The pawn cabinet introduces a parallel condition in which objects are positioned within a system of appraisal. Value is assigned, held, and deferred rather than resolved. It contains older pieces of oud, oyster shells with small pearls deemed too unworthy to extract, and rare currency.

Elsewhere, material shifts into circulation and image. The Oud Casino establishes a system of movement without completion, while photographic works such as the oud gun and oil refinery prints extend the material into representations of industry.

The oud oil fountain introduces a state of flow, where material appears in excess and circulates beyond containment.

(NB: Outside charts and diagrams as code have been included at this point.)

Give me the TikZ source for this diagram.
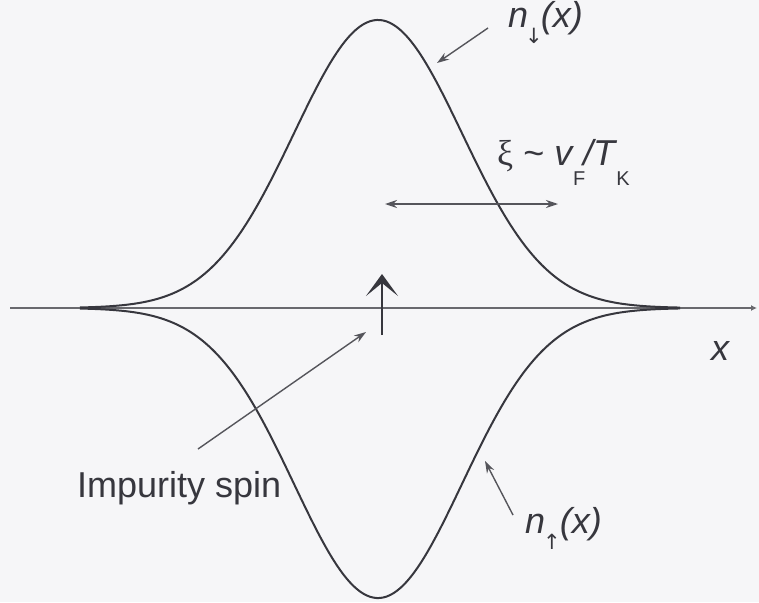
\documentclass[tikz,border=0pt]{standalone}
\usepackage{fontspec}
\setmainfont{Liberation Sans}
\newfontfamily\symfont{DejaVu Sans}
\newfontfamily\grkfont{Liberation Serif}
\usetikzlibrary{arrows.meta}
\definecolor{ink}{RGB}{55,55,62}
\definecolor{bg}{RGB}{246,246,248}
\begin{document}
\begin{tikzpicture}[x=1pt,y=-1pt,
  curve/.style={draw=ink, line width=2pt},
  pointer/.style={draw=ink!85, line width=1.4pt, -{Stealth[length=12pt,width=8pt]}},
  lbl/.style={text=ink, font=\fontsize{36}{40}\selectfont, inner sep=0pt, anchor=base west}]
\fill[bg] (0,0) rectangle (759,602);
\useasboundingbox (0,0) rectangle (759,602);
% axis
\coordinate (axL) at (10,308);
\coordinate (axR) at (757,308);
\draw[ink!75, line width=1.2pt, -{Latex[length=6pt,width=6pt]}] (axL) -- (axR);
% densities
\draw[curve] plot[domain=80:680, samples=181, smooth] (\x,{308-288*exp(-0.5*((\x-378)/84)*((\x-378)/84))});
\draw[curve] plot[domain=80:680, samples=181, smooth] (\x,{308+290*exp(-0.5*((\x-378)/84)*((\x-378)/84))});
% impurity spin arrow
\coordinate (spinB) at (382,335);
\coordinate (spinT) at (382,274);
\draw[ink, line width=2pt, -{Stealth[length=22pt,width=32pt,inset=13pt]}] (spinB) -- (spinT);
% width arrow
\coordinate (wL) at (385,204);
\coordinate (wR) at (558,204);
\draw[ink!85, line width=1.4pt, {Stealth[length=12pt,width=8pt]}-{Stealth[length=12pt,width=8pt]}] (wL) -- (wR);
% labels
\node[lbl] (ndown) at (508,28) {\textit{n}\kern-3pt\raisebox{-16pt}{\symfont\fontsize{21}{21}\selectfont ↓}\kern-2pt\textit{(x)}};
\node[lbl] (xi) at (497,165) {{\grkfont ξ} \textasciitilde{} \textit{v}\kern-1pt\raisebox{-20pt}{\fontsize{20}{20}\selectfont F}\kern-2pt\textit{/T}\kern-1pt\raisebox{-20pt}{\fontsize{20}{20}\selectfont K}};
\node[lbl] (imp) at (77,497) {Impurity spin};
\node[lbl] (nup) at (525,533) {\textit{n}\kern-2pt\raisebox{-16pt}{\symfont\fontsize{21}{21}\selectfont ↑}\kern-1pt\textit{(x)}};
\node[lbl] (xlab) at (711,360) {\textit{x}};
% pointers
\coordinate (pdS) at (488,28);
\coordinate (pdE) at (437,63);
\draw[pointer] (pdS) -- (pdE);
\coordinate (puS) at (513,515);
\coordinate (puE) at (485,461);
\draw[pointer] (puS) -- (puE);
\coordinate (piS) at (198,449);
\coordinate (piE) at (366,332);
\draw[pointer] (piS) -- (piE);
\end{tikzpicture}
\end{document}
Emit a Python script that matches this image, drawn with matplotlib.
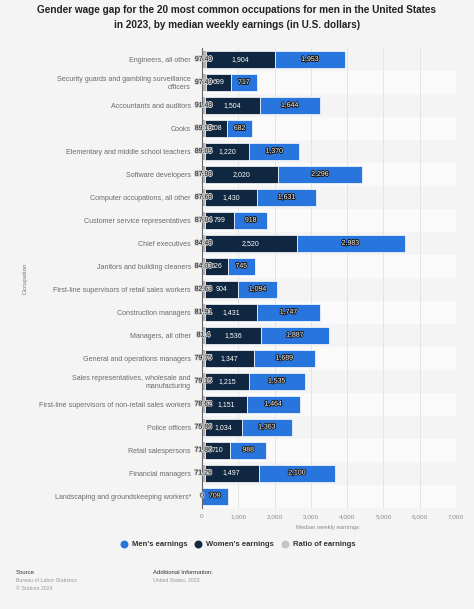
import matplotlib
matplotlib.use("Agg")
import matplotlib.pyplot as plt
import matplotlib.patheffects as pe
import numpy as np

plt.rcParams['font.family'] = ['Liberation Sans', 'DejaVu Sans']

occupations = [
    "Engineers, all other",
    "Security guards and gambling surveillance\nofficers",
    "Accountants and auditors",
    "Cooks",
    "Elementary and middle school teachers",
    "Software developers",
    "Computer occupations, all other",
    "Customer service representatives",
    "Chief executives",
    "Janitors and building cleaners",
    "First-line supervisors of retail sales workers",
    "Construction managers",
    "Managers, all other",
    "General and operations managers",
    "Sales representatives, wholesale and\nmanufacturing",
    "First-line supervisors of non-retail sales workers",
    "Police officers",
    "Retail salespersons",
    "Financial managers",
    "Landscaping and groundskeeping workers*",
]
ratio = [97.49, 97.49, 91.48, 89.15, 89.05, 87.98, 87.68, 87.04, 84.48, 84.03,
         82.63, 81.91, 81.4, 79.75, 79.15, 78.62, 75.86, 71.86, 71.29, 0]
women = [1904, 699, 1504, 608, 1220, 2020, 1430, 799, 2520, 626,
         904, 1431, 1536, 1347, 1215, 1151, 1034, 710, 1497, 0]
men = [1953, 717, 1644, 682, 1370, 2296, 1631, 918, 2983, 745,
       1094, 1747, 1887, 1689, 1535, 1464, 1363, 988, 2100, 709]
xticks = [0, 1000, 2000, 3000, 4000, 5000, 6000, 7000]

C_MEN = "#2876dd"
C_WOMEN = "#0f2741"
C_RATIO = "#b4b4b4"
BG = "#f4f4f4"

W, H = 474, 609
fig = plt.figure(figsize=(W / 100, H / 100), dpi=100, facecolor=BG)
ax = fig.add_axes([202 / W, 1 - 507.5 / H, 254 / W, 459.5 / H])
ax.set_facecolor(BG)

y = np.arange(len(occupations))
ratio_a = np.array(ratio, dtype=float)
women_a = np.array(women, dtype=float)
men_a = np.array(men, dtype=float)

for i in y:
    if i % 2 == 1:
        ax.axhspan(i - 0.5, i + 0.5, color="white", alpha=0.55, lw=0, zorder=0)

bh = 0.74
ax.barh(y, ratio_a, height=bh, color=C_RATIO, zorder=3)
ax.barh(y, women_a, left=ratio_a, height=bh, color=C_WOMEN, edgecolor="white", lw=0.5, zorder=3)
ax.barh(y, men_a, left=ratio_a + women_a, height=bh, color=C_MEN, edgecolor="white", lw=0.5, zorder=3)

fs = 5
for i in y:
    r, w, m = ratio_a[i], women_a[i], men_a[i]
    if w > 0:
        ax.text(r + w / 2, i, f"{int(w):,}", ha="center", va="center",
                color="white", fontsize=fs, zorder=5)
    ax.text(r + w + m / 2, i, f"{int(m):,}", ha="center", va="center",
            color="white", fontsize=fs, zorder=5,
            path_effects=[pe.withStroke(linewidth=1.3, foreground="#1a1a1a")])
    ax.text(r / 2, i, f"{ratio[i]:g}", ha="center", va="center",
            color="#111111", fontsize=fs, zorder=6,
            path_effects=[pe.withStroke(linewidth=1.3, foreground="#cfcfcf")])

ax.set_xlim(0, 7000)
ax.set_ylim(len(occupations) - 0.5, -0.5)
ax.set_xticks(xticks)
ax.set_xticklabels([f"{t:,}" for t in xticks])
ax.set_yticks(y)
ax.set_yticklabels(occupations)
ax.tick_params(axis="y", length=0, pad=8, labelsize=5.1, labelcolor="#6b6b6b")
ax.tick_params(axis="x", length=0, pad=5, labelsize=4.6, labelcolor="#8a8a8a")
ax.grid(axis="x", color="#e2e2e2", lw=0.6, zorder=1)
ax.set_axisbelow(True)
for s in ["top", "right", "bottom"]:
    ax.spines[s].set_visible(False)
ax.spines["left"].set_color("#666666")
ax.spines["left"].set_linewidth(0.8)
ax.spines["left"].set_zorder(4)

# overlay for texts
ov = fig.add_axes([0, 0, 1, 1], facecolor="none")
ov.set_xlim(0, W)
ov.set_ylim(H, 0)
ov.axis("off")

ov.text(237, 10, "Gender wage gap for the 20 most common occupations for men in the United States",
        ha="center", va="center", fontsize=7.2, fontweight="bold", color="#222222")
ov.text(237, 25, "in 2023, by median weekly earnings (in U.S. dollars)",
        ha="center", va="center", fontsize=7.2, fontweight="bold", color="#222222")

ov.text(25, 278, "Occupation", rotation=90, ha="center", va="center", fontsize=4.5, color="#777777")
ov.text(328, 528, "Median weekly earnings", ha="center", va="center", fontsize=4.2, color="#8a8a8a")

for cx, col, lab in [(124, C_MEN, "Men's earnings"), (198, C_WOMEN, "Women's earnings"),
                     (285, "#c4c4c4", "Ratio of earnings")]:
    ov.scatter([cx], [544], s=22, color=col, zorder=5)
    ov.text(cx + 8, 544.5, lab, ha="left", va="center", fontsize=5.5, fontweight="bold", color="#333333")

ov.text(16, 572, "Source", ha="left", va="center", fontsize=4.3, color="#333333")
ov.text(16, 580, "Bureau of Labor Statistics", ha="left", va="center", fontsize=3.8, color="#9a9a9a")
ov.text(16, 588, "© Statista 2024", ha="left", va="center", fontsize=3.8, color="#9a9a9a")
ov.text(153, 572, "Additional Information:", ha="left", va="center", fontsize=4.3, color="#333333")
ov.text(153, 580, "United States; 2023", ha="left", va="center", fontsize=3.8, color="#9a9a9a")

fig.savefig("out.png", dpi=100, facecolor=BG)
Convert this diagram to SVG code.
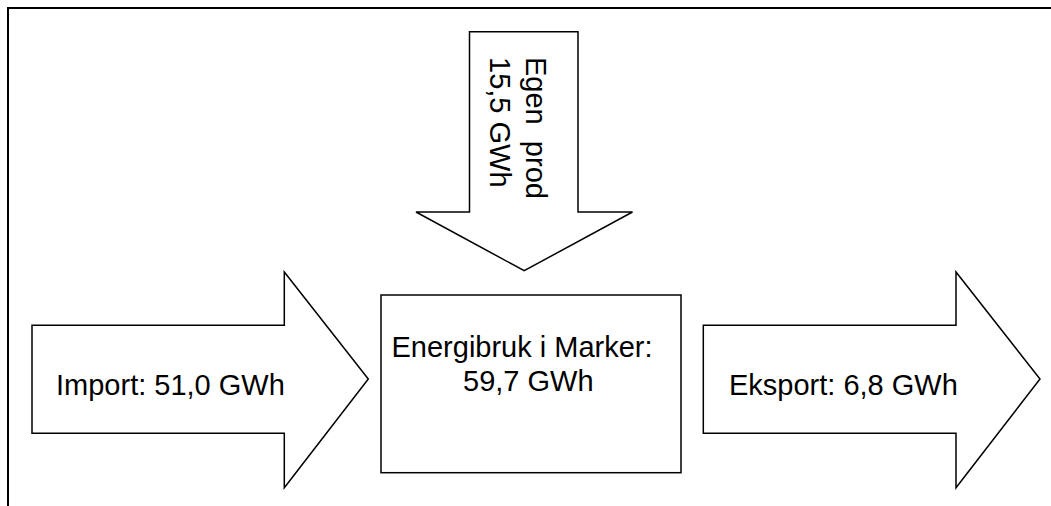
<svg xmlns="http://www.w3.org/2000/svg" width="1051" height="506" viewBox="0 0 1051 506">
<style>
.shape{fill:#fff;stroke:#000;stroke-width:1.5;stroke-linejoin:miter}
.frame{fill:none;stroke:#000;stroke-width:2}
.t{font-family:"Liberation Sans",Arial,sans-serif;font-size:29px;fill:#000;white-space:pre}
</style>
<rect width="1051" height="506" fill="#fff"/>
<g id="frame">
<path class="frame" d="M8,506 V8 H1051"/>
</g>
<g id="connectors">
<g id="import">
<polygon class="shape" points="32,325.3 284.3,325.3 284.3,272 368.3,379 284.3,487.7 284.3,433.3 32,433.3"/>
<text class="t" x="56" y="395">Import: 51,0 GWh</text>
</g>
<g id="egenprod">
<polygon class="shape" points="469.5,31.7 578,31.7 578,212 632.5,212 524.2,270.7 416,212 469.5,212"/>
<text class="t" transform="translate(526,57) rotate(90)" xml:space="preserve">Egen  prod</text>
<text class="t" transform="translate(490,57) rotate(90)">15,5 GWh</text>
</g>
<g id="eksport">
<polygon class="shape" points="703.3,325.3 956,325.3 956,272 1040,379 956,487.7 956,433.3 703.3,433.3"/>
<text class="t" x="729" y="395">Eksport: 6,8 GWh</text>
</g>
</g>
<g id="energibruk">
<rect class="shape" x="381" y="295" width="300" height="177.7"/>
<text class="t" x="391.5" y="357.3">Energibruk i Marker:</text>
<text class="t" x="463" y="390.7">59,7 GWh</text>
</g>
</svg>
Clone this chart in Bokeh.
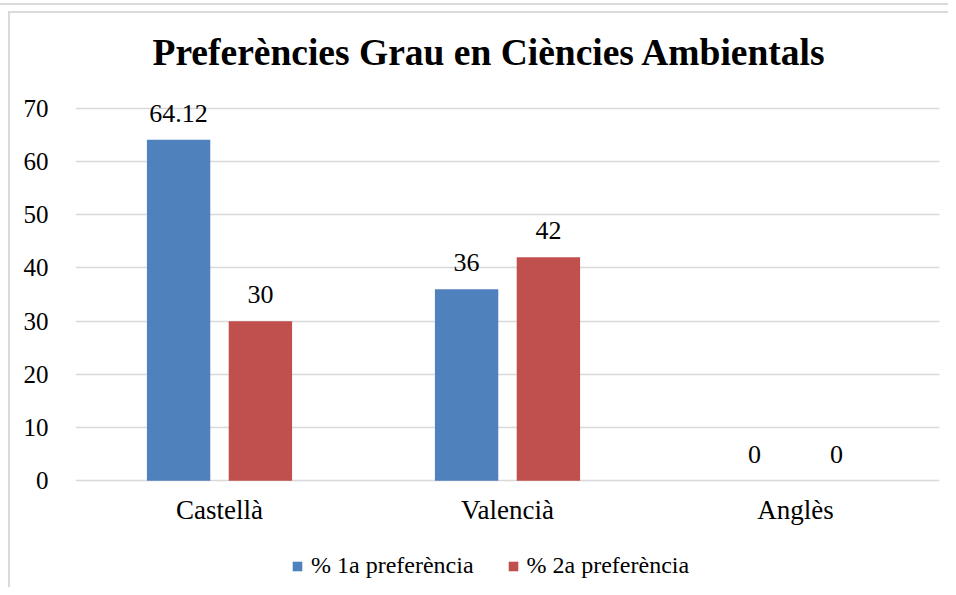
from bokeh.plotting import figure
from bokeh.models import ColumnDataSource, FactorRange, Legend, LegendItem
from bokeh.transform import dodge
from bokeh.embed import file_html
from bokeh.resources import INLINE
from bokeh.core.properties import value

categories = ["Castellà", "Valencià", "Anglès"]
pref1 = [64.12, 36, 0]
pref2 = [30, 42, 0]
labels1 = ["64.12", "36", "0"]
labels2 = ["30", "42", "0"]
series_names = ["% 1a preferència", "% 2a preferència"]
y_ticks = [0, 10, 20, 30, 40, 50, 60, 70]
title_text = "Preferències Grau en Ciències Ambientals"

FONT = "Liberation Serif"
BLUE = "#4F81BD"
RED = "#C0504D"
GRID = "#d9d9d9"

src = ColumnDataSource(dict(cat=categories, p1=pref1, p2=pref2, l1=labels1, l2=labels2,
                            base=[0] * len(categories)))

page_lines = {
    "background-color": "white",
    "background-image": ("linear-gradient(#d9d9d9,#d9d9d9), "
                         "linear-gradient(#d9d9d9,#d9d9d9), "
                         "linear-gradient(#d9d9d9,#d9d9d9)"),
    "background-size": "2px 100%, 100% 2px, 100% 2px",
    "background-position": "8px 12px, 8px 11px, 0px 3px",
    "background-repeat": "no-repeat",
}

p = figure(x_range=FactorRange(factors=categories, range_padding=0),
           y_range=(-20.1, 73.95),
           width=948, height=587, output_backend="svg", toolbar_location=None,
           title=title_text,
           min_border_left=75, min_border_right=9, min_border_top=87,
           min_border_bottom=0, styles=page_lines)
p.border_fill_color = None
p.background_fill_color = None

r1 = p.vbar(x=dodge("cat", -0.142, range=p.x_range), top="p1", width=0.22,
            source=src, fill_color=BLUE, line_color=None)
r2 = p.vbar(x=dodge("cat", 0.142, range=p.x_range), top="p2", width=0.22,
            source=src, fill_color=RED, line_color=None)

p.text(x=dodge("cat", -0.142, range=p.x_range), y="p1", text="l1", source=src,
       text_align="center", text_baseline="bottom", y_offset=-18,
       text_font=value(FONT), text_font_size="26px", text_color="black")
p.text(x=dodge("cat", 0.142, range=p.x_range), y="p2", text="l2", source=src,
       text_align="center", text_baseline="bottom", y_offset=-18,
       text_font=value(FONT), text_font_size="26px", text_color="black")

# category labels below the zero line
p.text(x="cat", y="base", text="cat", source=src,
       text_align="center", text_baseline="top", y_offset=14,
       text_font=value(FONT), text_font_size="27px", text_color="black")

p.title.align = "left"
p.title.offset = 77
p.title.text_font = FONT
p.title.text_font_size = "37.5px"
p.title.text_font_style = "bold"
p.title.text_color = "black"
p.title.standoff = 29

p.outline_line_color = None
p.xgrid.grid_line_color = None
p.ygrid.grid_line_color = GRID
p.ygrid.grid_line_width = 1.5
p.xaxis.visible = False

p.yaxis.ticker = y_ticks
p.yaxis.axis_line_color = None
p.yaxis.major_tick_line_color = None
p.yaxis.minor_tick_line_color = None
p.yaxis.major_label_standoff = 21
p.yaxis.major_label_text_font = FONT
p.yaxis.major_label_text_font_size = "25px"
p.yaxis.major_label_text_color = "black"

legend = Legend(items=[LegendItem(label=series_names[0], renderers=[r1]),
                       LegendItem(label=series_names[1], renderers=[r2])],
                orientation="horizontal", location=(216, 8),
                label_text_font=FONT, label_text_font_size="24px",
                label_text_color="black",
                glyph_width=12, glyph_height=12, spacing=33,
                border_line_color=None, background_fill_alpha=0,
                label_standoff=8, padding=4, margin=0)
p.add_layout(legend)

open("out.html", "w").write(file_html(p, INLINE))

Together, these elements operate between artefact, system, and image. Value is neither fully preserved nor fully exchanged, but remains suspended.

Spatial Sequence

The exhibition unfolds from a central atrium, around which the spatial logic of the house is organised.

Works within ASBAR

The exhibition is composed of installations, sculptural objects, and live routines that operate together within a single system.

Routines

Alongside the installations, a series of live routines activated the space daily across the exhibition’s five-day opening, sustained continuously throughout each evening.

Croupier Routine

A figure positioned within the casino, maintaining the presence of a system that cannot be played.

Nurse Routine

A figure attending to the abaya within the IV installation, caring for it as a body held in suspension.

Incense Routine

A figure maintaining the burner, periodically replenishing charcoal and sustaining the presence of smoke throughout the evenings. Charcoal was replenished at intervals, sustaining the production of smoke and marking the transition between material presence and atmospheric trace.

The house does not preserve what was. It continues to produce what remains.